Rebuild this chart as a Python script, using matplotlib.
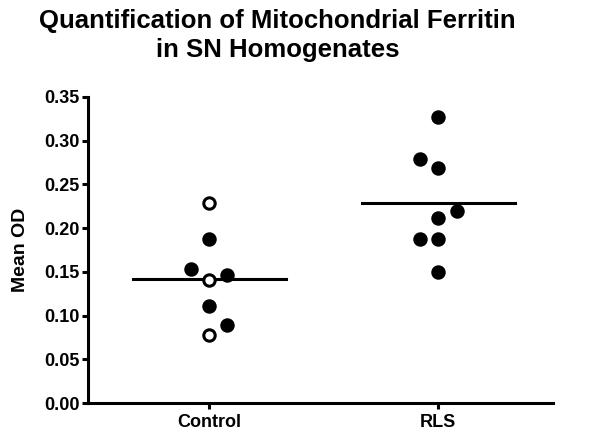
import matplotlib
matplotlib.use("Agg")
import matplotlib.pyplot as plt

plt.rcParams["font.family"] = ["Liberation Sans", "DejaVu Sans"]
plt.rcParams["font.weight"] = "bold"

groups = ["Control", "RLS"]

control_vals = [0.229, 0.188, 0.153, 0.146, 0.141, 0.111, 0.089, 0.078]
control_open = [True, False, False, False, True, False, False, True]
control_jitter = [0, 0, -0.08, 0.08, 0, 0, 0.08, 0]

rls_vals = [0.327, 0.279, 0.269, 0.220, 0.212, 0.188, 0.188, 0.150]
rls_open = [False] * 8
rls_jitter = [0, -0.08, 0, 0.08, 0, -0.08, 0, 0]

fig = plt.figure(figsize=(6, 4.42), dpi=100)
ax = fig.add_axes([0.147, 0.088, 0.775, 0.693])

for i, (vals, opens, jit) in enumerate(
    [(control_vals, control_open, control_jitter), (rls_vals, rls_open, rls_jitter)]
):
    pos = i + 1
    for v, o, j in zip(vals, opens, jit):
        ax.plot(pos + j, v, "o", ms=8.2, mew=2.2, mec="black",
                mfc="white" if o else "black", zorder=3)
    # mean line
    m = sum(vals) / len(vals)
    ax.plot([pos - 0.334, pos + 0.334], [m, m], color="black", lw=2.2, zorder=2)

ax.set_xlim(0.472, 2.502)
ax.set_ylim(0, 0.35)
ax.set_yticks([0, 0.05, 0.10, 0.15, 0.20, 0.25, 0.30, 0.35])
ax.set_yticklabels([f"{t:.2f}" for t in ax.get_yticks()])
ax.set_xticks([1, 2])
ax.set_xticklabels(groups)

for s in ["top", "right"]:
    ax.spines[s].set_visible(False)
for s in ["left", "bottom"]:
    ax.spines[s].set_linewidth(2.2)
ax.tick_params(width=2.2, length=4, labelsize=13, pad=2)
ax.tick_params(axis="x", pad=4)

ax.set_ylabel("Mean OD", fontsize=14, fontweight="bold", labelpad=11)
fig.text(0.463, 1 - 28 / 442, "Quantification of Mitochondrial Ferritin",
         fontsize=18.5, fontweight="bold", ha="center", va="baseline")
fig.text(0.463, 1 - 57 / 442, "in SN Homogenates",
         fontsize=18.5, fontweight="bold", ha="center", va="baseline")

fig.savefig("out.png", dpi=100)
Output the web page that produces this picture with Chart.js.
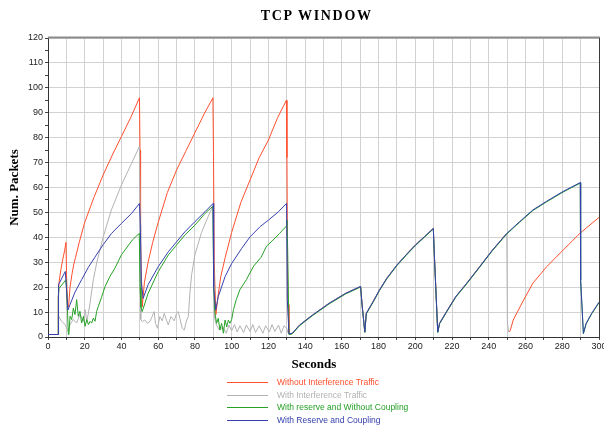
<!DOCTYPE html>
<html>
<head>
<meta charset="utf-8">
<script src="https://cdn.jsdelivr.net/npm/chart.js@4.4.0/dist/chart.umd.min.js"></script>
<style>
  html, body { margin: 0; padding: 0; background: #ffffff; }
  #wrap { position: relative; width: 604px; height: 425px; }
  #title { position: absolute; left: 215px; width: 200px; top: 8px; line-height: 16px; text-align: center;
           font-family: "Liberation Serif", "Times New Roman", serif; font-weight: bold; font-size: 14px;
           letter-spacing: 1.7px; padding-left: 1.7px; color: #000; }
  #xtitle { position: absolute; left: 264px; width: 100px; top: 356px; line-height: 15px; text-align: center;
           font-family: "Liberation Serif", "Times New Roman", serif; font-weight: bold; font-size: 13px; color: #000; }
  #legend { position: absolute; left: 227px; top: 376px; font-family: "Liberation Sans", Arial, sans-serif; font-size: 8.5px; }
  .row { position: relative; height: 12.6px; white-space: nowrap; }
  .sw { position: absolute; left: 0; top: 6px; width: 41px; height: 0; border-top: 1px solid; }
  .tx { position: absolute; left: 50px; top: 0; line-height: 12.6px; }
</style>
</head>
<body>
<div id="wrap">
  <canvas id="c" width="604" height="425"></canvas>
  <div id="title"></div>
  <div id="xtitle"></div>
  <div id="legend"></div>
</div>
<script>
// ---- Text ----
const chartTitle = 'TCP WINDOW';
const xAxisTitle = 'Seconds';
const yAxisTitle = 'Num. Packets';

// ---- Data (seconds, packets) ----
const seriesLabels = [
  'Without Interference Traffic',
  'With Interference Traffic',
  'With reserve and Without Coupling',
  'With Reserve and Coupling'
];
const seriesColors = ['#ff4f2e', '#b2b2b2', '#26a126', '#3540ad'];

// shared tail after x = 131 (all schemes coincide)
const tailT = [131.2, 133, 137, 144, 153, 162, 170.2, 171, 172.5, 173.3, 177, 180.5, 184.5, 190, 195, 200, 205, 209.8, 210.2, 212.2, 213.2, 217, 222, 228, 235, 242, 249.8];
const tailW = [1.2, 1.5, 4.8, 8.8, 13.5, 17.5, 20.3, 13, 2, 9.5, 14.2, 18.9, 23.6, 28.9, 33, 36.9, 40.3, 43.6, 35.6, 2, 5.5, 10.2, 16.2, 21.6, 28.2, 34.9, 41.6];

const redT = [0, 5.5, 5.6, 6, 7, 8, 9, 9.8, 10.1, 10.6, 11.2, 12, 13, 14, 15, 17, 20, 25, 30, 35, 40, 45, 49.8, 50.1, 50.4, 51.3, 52.5, 54.5, 57, 60, 65, 70, 75, 80, 85, 89.8, 90.1, 90.5, 91.4, 92.5, 94, 96.5, 100, 105, 110, 115, 120, 125, 129.8, 130.1, 130.4, 130.7];
const redW = [1, 1, 16, 22, 27, 31, 34.5, 38, 25, 13, 12, 20, 25, 29, 32, 38, 46, 56, 65, 73, 80.5, 88, 96, 75, 40, 12, 22, 30, 38, 46, 58, 67, 74.5, 82, 89.5, 96, 74, 30, 9, 16, 24, 32, 42, 54, 63, 72, 79, 88, 95, 72, 30, 13];
// null = no red trace drawn while the (gray-covered) drop happens
const redEndT = [250.4, 251.2, 251.6, 253.3, 259, 264, 271.5, 280.5, 289.6, 300];
const redEndW = [null, 2, 2.5, 6.8, 14.9, 21.6, 28.2, 34.9, 41.6, 48];

const grayT = [0, 5.5, 5.6, 7.4, 9.3, 10.5, 11.1, 12, 13.8, 15.6, 17.4, 19.3, 20.2, 21.1, 22, 22.9, 24.7, 26.5, 30, 34.5, 40, 45.5, 49.8, 50.2, 50.5, 51.3, 52.7, 54.2, 55.5, 56.7, 57.8, 58.5, 59.6, 60.9, 62.2, 63.3, 64.5, 65.5, 66.9, 68.7, 70, 70.9, 71.8, 73.1, 74.2, 75.5, 76.4, 77.3, 78.2, 80, 83.6, 87.3, 89.8, 90.2, 90.6, 91.7, 93.4, 95.2, 97, 98.5, 100, 101.5, 103, 104.5, 106.5, 108, 110, 111.5, 113, 115, 117, 118.5, 120.5, 122, 123.5, 125.5, 127, 128.5, 130, 130.5];
const grayW = [1, 1, 8.5, 6.3, 5, 3, 2.3, 5, 7, 5.6, 9, 6.3, 11, 6.3, 9.6, 13.7, 23, 29.7, 40, 51, 61, 69.7, 76.5, 45, 7, 6.2, 6.8, 5.5, 6.2, 8.2, 10.2, 5.5, 3.5, 8.2, 6.5, 9.5, 6.8, 4.8, 8.2, 6.5, 9.5, 10.2, 7.5, 3.5, 2.8, 6.8, 8.2, 18, 25, 33, 42, 48.5, 52.5, 30, 8, 4.8, 2.8, 4.1, 1.5, 4.8, 2.5, 5, 2, 4.5, 1.8, 4.8, 2.2, 5, 1.8, 4.5, 1.5, 4.5, 2, 5, 2.2, 4.8, 1.5, 4.5, 3.5, 2];
const grayEndT = [250.1, 250.8];
const grayEndW = [6, 2];

const greenT = [0, 5.5, 5.6, 6, 9.8, 10.2, 11.1, 11.4, 12, 12.9, 13.8, 14.7, 15.6, 16.5, 17.4, 18.3, 19.3, 20.2, 21.1, 22, 22.9, 23.8, 24.7, 25.6, 26.5, 27.4, 29.3, 31.1, 33.8, 36.5, 40, 46, 49.7, 50.1, 50.6, 51.3, 54.5, 60, 65.5, 70, 74.5, 80, 85.5, 89.8, 90.2, 90.9, 91.8, 92.7, 93.6, 94.5, 95.5, 96.4, 97.3, 98.2, 99.1, 100, 101, 102.5, 104.5, 108, 112, 116, 119, 122, 126, 129.8, 130.1, 130.5];
const greenW = [1, 1, 16, 19.5, 23, 18, 1, 1.5, 8.3, 7, 11.6, 9, 15, 8.3, 10.3, 5.6, 8.3, 4.3, 7, 5, 6.3, 5.6, 7.6, 6.3, 10.3, 12.3, 16.3, 20.3, 24.4, 27.7, 33, 39, 41.6, 20, 12, 10.2, 17.5, 26.2, 32.9, 36.9, 40.9, 44.9, 49.6, 52.5, 20, 9.5, 5.5, 7.5, 2.8, 5.5, 1.5, 6.8, 4.1, 6.8, 5.5, 7, 11, 15, 19, 23, 28.5, 32, 36.5, 38.5, 41.5, 44.5, 47, 35, 14];

const blueT = [0, 5.5, 5.6, 5.9, 9.4, 10, 10.8, 12, 14.7, 18.3, 22, 25.5, 30, 34.5, 40, 45.5, 49.8, 50.2, 50.8, 51.8, 54.5, 60, 65.5, 70, 74.5, 80, 85.5, 89.9, 90.2, 91.3, 92.7, 96.4, 100, 105.5, 110, 115.5, 120, 125.5, 129.9, 130.3];
const blueW = [1, 1, 16, 21, 26.3, 20, 10.8, 13, 18, 23, 28, 32, 37, 41.5, 45.6, 49.6, 53.6, 47, 22, 15.5, 21, 28.2, 34.2, 38.2, 42.2, 46.3, 50.3, 53.6, 20, 10.8, 16.2, 24.2, 29.5, 35.6, 40.2, 44.3, 46.9, 50.3, 53.6, 15];
const blueEndT = [256.8, 264, 271.3, 280.4, 289.8, 290, 291.5, 293, 296, 300];
const blueEndW = [46.3, 51, 54.4, 58.4, 62, 23, 1.5, 5.5, 9.5, 14];

const xTicksMax = 300, xStep = 10, xLabelStep = 20;
const yTicksMax = 120, yStep = 5, yLabelStep = 10;

function pts(ts, ws) { return ts.map((t, i) => ({ x: t, y: ws[i] })); }

const redData = pts(redT, redW).concat(pts(tailT, tailW), pts(redEndT, redEndW));
const grayData = pts(grayT, grayW).concat(pts(tailT, tailW), pts(grayEndT, grayEndW));
const greenData = pts(greenT, greenW).concat(pts(tailT, tailW.map(v => v - 0.25)), pts(blueEndT, blueEndW.map(v => v - 0.25)));
const blueData = pts(blueT, blueW).concat(pts(tailT, tailW), pts(blueEndT, blueEndW));

const allData = [redData, grayData, greenData, blueData];
const drawOrder = [4, 3, 2, 1];

const datasets = allData.map((d, i) => ({
  label: seriesLabels[i],
  data: d,
  borderColor: seriesColors[i],
  backgroundColor: seriesColors[i],
  borderWidth: 1,
  pointRadius: 0,
  tension: 0,
  fill: false,
  spanGaps: false,
  order: drawOrder[i]
}));

const framePlugin = {
  id: 'frame',
  afterDatasetsDraw(chart) {
    const { ctx, chartArea } = chart;
    ctx.save();
    ctx.strokeStyle = '#8c8c8c';
    ctx.lineWidth = 2;
    ctx.beginPath();
    ctx.moveTo(chartArea.left, chartArea.top - 0.5);
    ctx.lineTo(chartArea.right + 1, chartArea.top - 0.5);
    ctx.stroke();
    ctx.strokeStyle = '#3a3a3a';
    ctx.lineWidth = 1;
    ctx.beginPath();
    ctx.moveTo(chartArea.right + 0.5, chartArea.top);
    ctx.lineTo(chartArea.right + 0.5, chartArea.bottom);
    ctx.stroke();
    ctx.restore();
  }
};

const tickFont = { family: 'Liberation Sans', size: 9 };

new Chart(document.getElementById('c'), {
  type: 'line',
  data: { datasets },
  options: {
    responsive: false,
    animation: false,
    devicePixelRatio: 1,
    layout: { padding: { left: 0, right: 5, top: 38, bottom: 51 } },
    plugins: {
      legend: { display: false },
      tooltip: { enabled: false },
      title: { display: false }
    },
    scales: {
      x: {
        type: 'linear',
        min: 0, max: xTicksMax,
        afterFit(scale) { scale.height = 37; scale.paddingLeft = 0; scale.paddingRight = 0; },
        ticks: {
          stepSize: xStep, autoSkip: false, maxRotation: 0,
          color: '#222', font: tickFont, padding: 1,
          callback: v => (v % xLabelStep === 0 ? String(v) : '')
        },
        grid: { color: '#d2d2d2', lineWidth: 1, tickColor: '#444', tickLength: 3 },
        border: { color: '#333', width: 1 },
        title: { display: false }
      },
      y: {
        min: 0, max: yTicksMax,
        afterFit(scale) { scale.width = 48; scale.paddingTop = 0; scale.paddingBottom = 0; },
        ticks: {
          stepSize: yStep, autoSkip: false,
          color: '#222', font: tickFont, padding: 2,
          callback: v => (v % yLabelStep === 0 ? String(v) : '')
        },
        grid: {
          color: ctx => (ctx.tick && ctx.tick.value % yLabelStep === 0 ? '#d2d2d2' : 'rgba(0,0,0,0)'),
          lineWidth: 1, tickColor: '#444', tickLength: 3
        },
        border: { color: '#333', width: 1 },
        title: {
          display: true, text: yAxisTitle, color: '#000',
          font: { family: 'Liberation Serif', size: 13, weight: 'bold' },
          padding: { top: 7, bottom: 4 }
        }
      }
    }
  },
  plugins: [framePlugin]
});

document.getElementById('title').textContent = chartTitle;
document.getElementById('xtitle').textContent = xAxisTitle;

// HTML legend built from the series arrays
const leg = document.getElementById('legend');
seriesLabels.forEach((lab, i) => {
  const row = document.createElement('div');
  row.className = 'row';
  const sw = document.createElement('span');
  sw.className = 'sw';
  sw.style.borderTopColor = seriesColors[i];
  const tx = document.createElement('span');
  tx.className = 'tx';
  tx.style.color = seriesColors[i];
  tx.textContent = lab;
  row.appendChild(sw);
  row.appendChild(tx);
  leg.appendChild(row);
});
</script>
</body>
</html>
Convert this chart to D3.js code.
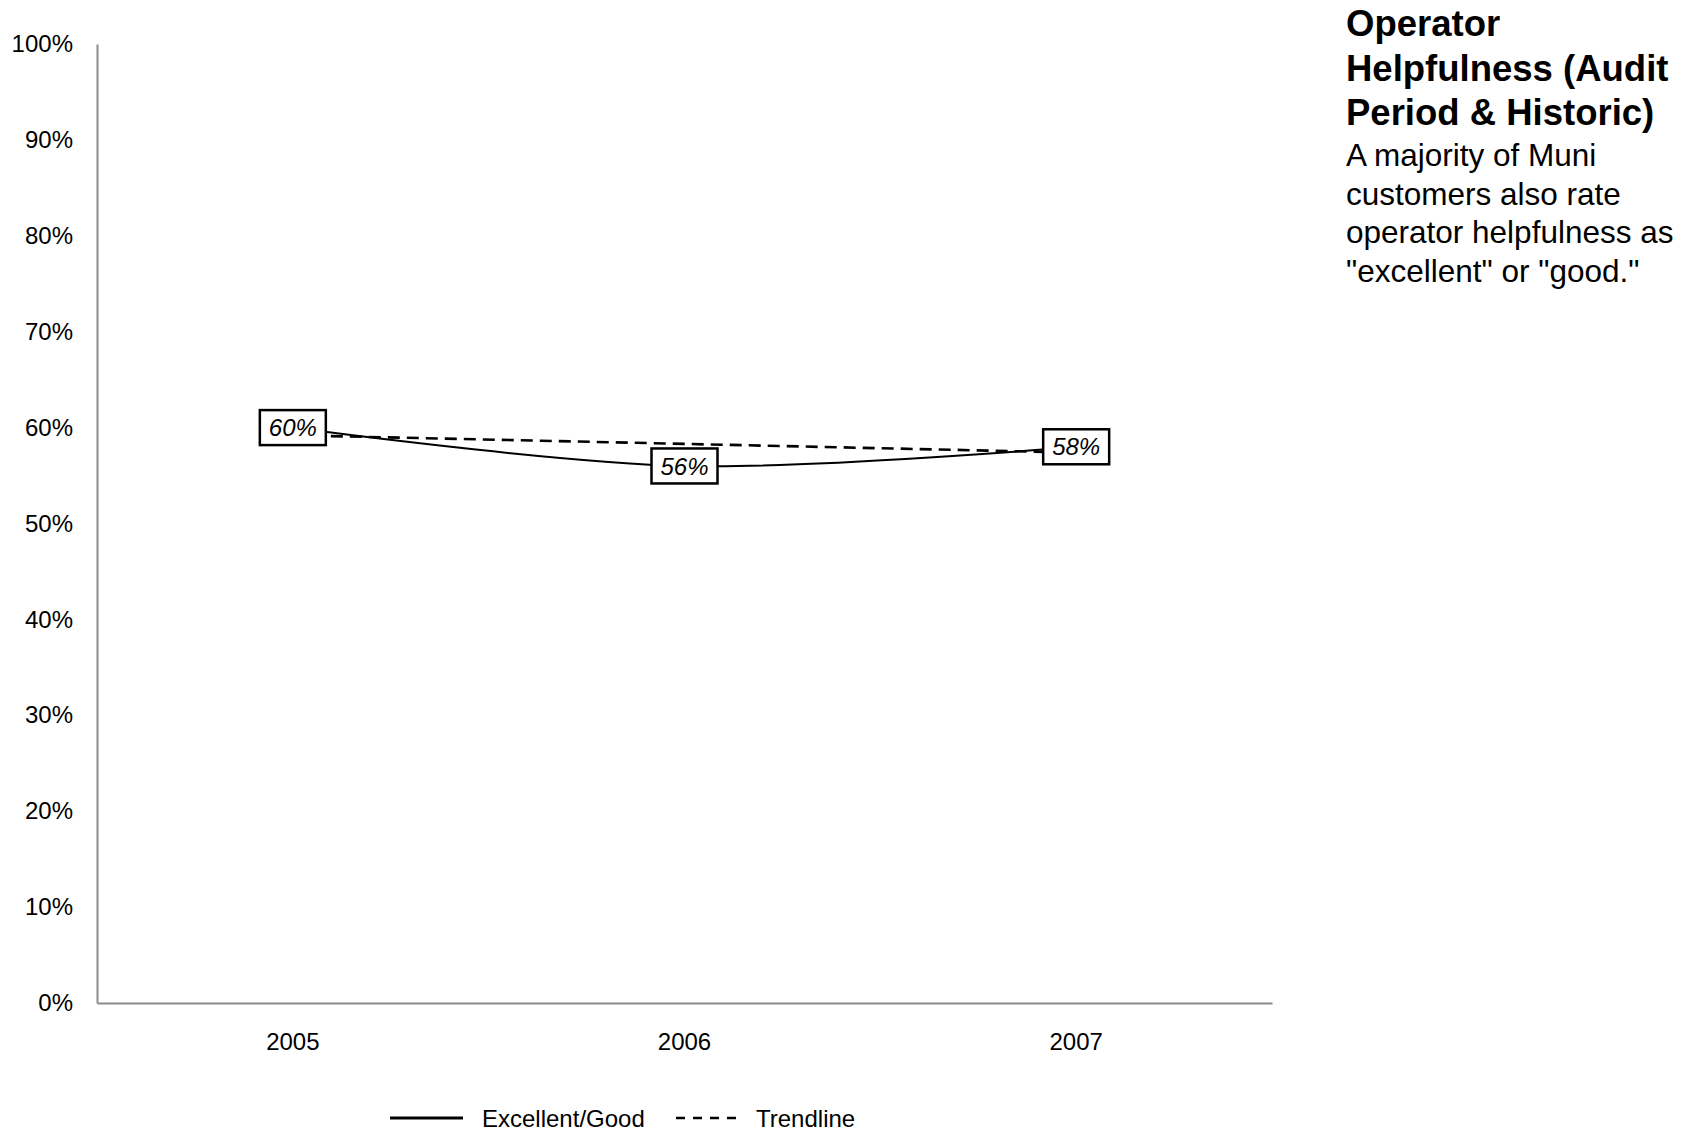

◆ ◆ ◆ ◆ ◆

- Aim of the task -
Leave the pictures out and print, exactly as written, every line from the one holding "Output the web" down to the one holding "const yAxisTitle = 'Num. Packets';", both of those included.

- Exercise output -
Output the web page that produces this picture with Chart.js.
<!DOCTYPE html>
<html>
<head>
<meta charset="utf-8">
<script src="https://cdn.jsdelivr.net/npm/chart.js@4.4.0/dist/chart.umd.min.js"></script>
<style>
  html, body { margin: 0; padding: 0; background: #ffffff; }
  #wrap { position: relative; width: 604px; height: 425px; }
  #title { position: absolute; left: 215px; width: 200px; top: 8px; line-height: 16px; text-align: center;
           font-family: "Liberation Serif", "Times New Roman", serif; font-weight: bold; font-size: 14px;
           letter-spacing: 1.7px; padding-left: 1.7px; color: #000; }
  #xtitle { position: absolute; left: 264px; width: 100px; top: 356px; line-height: 15px; text-align: center;
           font-family: "Liberation Serif", "Times New Roman", serif; font-weight: bold; font-size: 13px; color: #000; }
  #legend { position: absolute; left: 227px; top: 376px; font-family: "Liberation Sans", Arial, sans-serif; font-size: 8.5px; }
  .row { position: relative; height: 12.6px; white-space: nowrap; }
  .sw { position: absolute; left: 0; top: 6px; width: 41px; height: 0; border-top: 1px solid; }
  .tx { position: absolute; left: 50px; top: 0; line-height: 12.6px; }
</style>
</head>
<body>
<div id="wrap">
  <canvas id="c" width="604" height="425"></canvas>
  <div id="title"></div>
  <div id="xtitle"></div>
  <div id="legend"></div>
</div>
<script>
// ---- Text ----
const chartTitle = 'TCP WINDOW';
const xAxisTitle = 'Seconds';
const yAxisTitle = 'Num. Packets';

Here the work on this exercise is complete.